A big jump in the California price, which rose 10 cents a gallon between Thursday and Friday, is mainly a market reaction to a fire at a refinery in Washington State. It could take several weeks to repair that refinery, according to industry sources.

The rising price of gasoline is also causing concern among some politicians in Washington. On Friday, House Speaker John Boehner called for President Obama to agree to build the Keystone XL pipeline, which would bring about 700,000 barrels of oil per day from Canada to the Gulf Coast.

“President Obama is out of excuses when it comes to blocking the Keystone pipeline and the thousands of jobs that come with it,” said Mr. Boehner in a statement. 

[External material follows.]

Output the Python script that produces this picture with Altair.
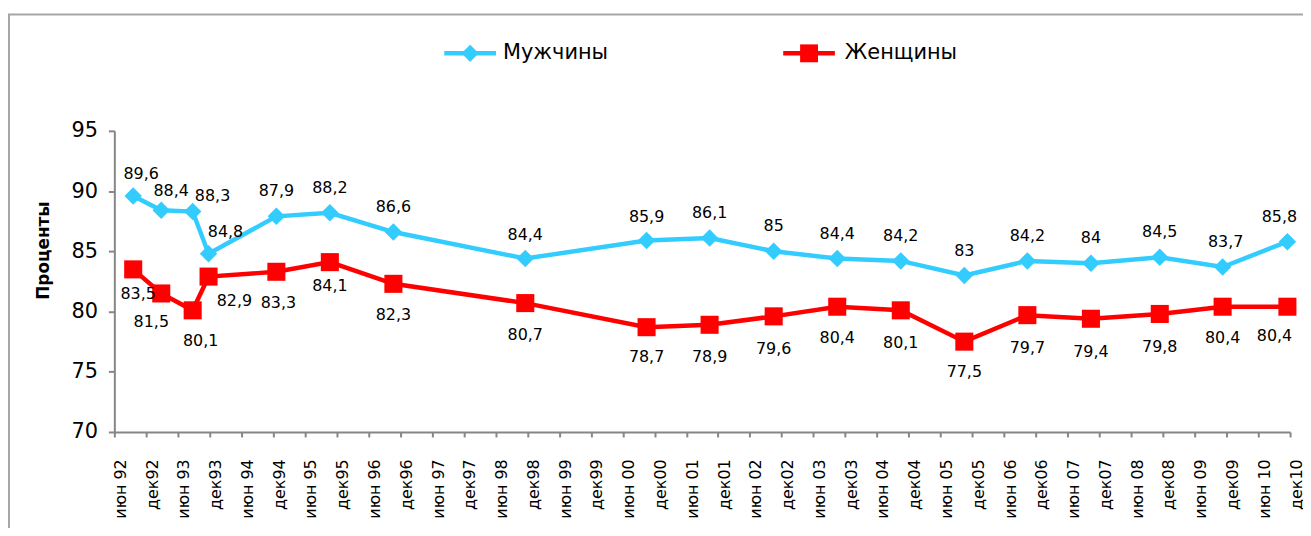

Three Democratic lawmakers laid blame on speculators, who they said were using Iranian posturing to push gasoline prices higher than ever for this time of year. Reps. Edward Markey of Massachusetts, Rosa DeLauro of Connecticut, and Peter Welch of Vermont sent a letter to President Obama asking him to release oil from the Strategic Petroleum Reserve (SPR).

“It is essential that the United States have an aggressive strategy for releasing oil from the Strategic Petroleum Reserve to combat the speculators capitalizing on the fear in oil markets and send a message to Iran that we are ready, willing and able to deploy our oil reserves,” they wrote in the letter.

The SPR was last opened in the spring of 2011, after the uprising in Libya cut off some supplies to the world markets. That action reduced gasoline prices by 8 percent, the Democratic lawmakers said.

However, Mr. Flynn says SPR oil should be tapped only for national emergencies, not just because gasoline prices are high.

“What if there really is a war in the Middle East?" says Flynn. “We may really need that oil down the road, so to release it prematurely is dangerous policy.”